Filene Backs Roosevelt's Scientific Method of Finding Solution for Problem of Depression
"President Roosevelt's methods aiming at recovery are of a type which should appeal to Harvard men and indeed to all college men, because they are founded on the strictest scientific principles," was the dictum of Edward A. Filene, Chairman of the Massachusetts State Recovery Board as given to a CRIMSON reporter in a recent interview. "It is under the control of scientific minds of high calibre and it is in the universities that this type of men is to be found.
'Such scientific methods, based on careful research, are in direct opposition to the old methods that consisted of legislation based on opinions, and on injuries endured in the past. The administration has conducted research into our economic conditions, and from this research has developed a system that will not only produce better conditions, but will also produce a controlled and permanent prosperity. The 'New Deal' is a moderate, objectively studied plan to put the nation on a new road. There have been mistakes made, and there will be others, but by following the methods of a scientist, the President has pledged himself to take these mistakes into account, select the wheat from the chaff, and modify his policy to meet and withstand the conditions that caused them.
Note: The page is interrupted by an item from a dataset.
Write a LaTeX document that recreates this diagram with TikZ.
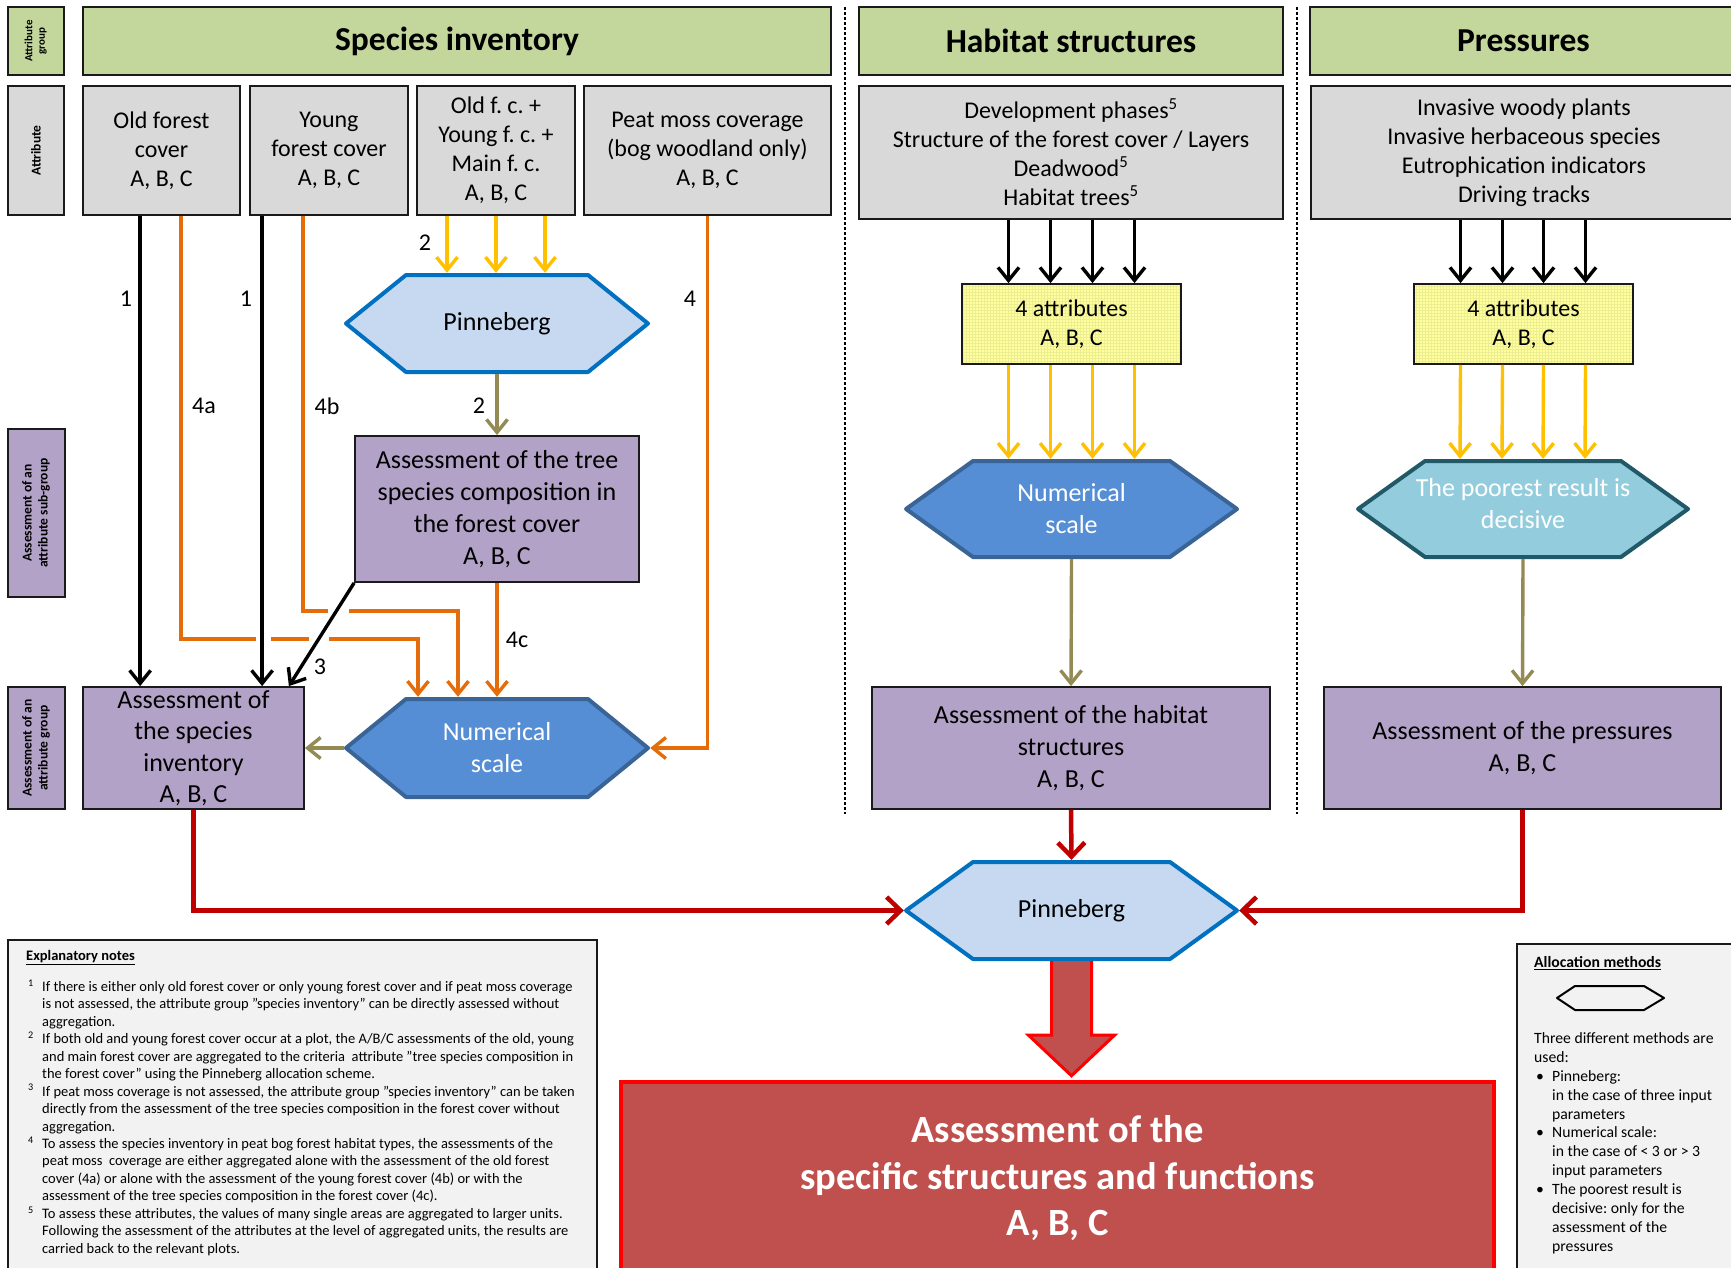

"The situation closely resembles a jelly-fish: to raise it you have to lift all around, you can't just pick up one corner. Since the present situation is such it requires methods that are big enough to pick it up all around, and not do a slip-shod, ineffective job by raising only one corner. And it is this necessary size of the present project that causes people to fear that the plans are too large to handle and have passed from the range of man's leadership. However, it has already been shown in industry that plans of this magnitude are not dangerous if handled scientifically. General Motors has used such methods successfully, and there is no doubt but that it is a strong, powerful concern.
"The N.R.A. besides being the safest and most definite road to prosperity, is also a protection against irresponsible radicalism. Three-fourths of Congress is for inflation and thinks it is the best and quickest road to good times. Once the people of this country have tasted the 'blood of inflation' they will want more, and soon we will have a desperate situation of uncontrolled inflation on our hands. The President's policy is definitely limited; he can not reduce the content of the dollar below fifty cents, nor does he so desire. No one denies that we dare not go back to the conditions of the last fifty years of capitalism, to the business policy of an agrarian age continued into a machine age. Therefore, we must discover new methods of handling the economic condition of our country, and we must adopt a new monetary system. But we must not be carried into unlimited inflation, and other unsafe or quack methods, by thoughtless excitement. The 'New Deal' offers us the necessary kind of monetary system, and the best possible solution to our present trouble. If we wish to save ourselves from a worse depression and from the terrors of uncontrolled inflation, we must get together behind the N.R.A. quickly,--within the next two or three months. The N.R.A. is far from being a quack, and it is the one and only method for us to follow."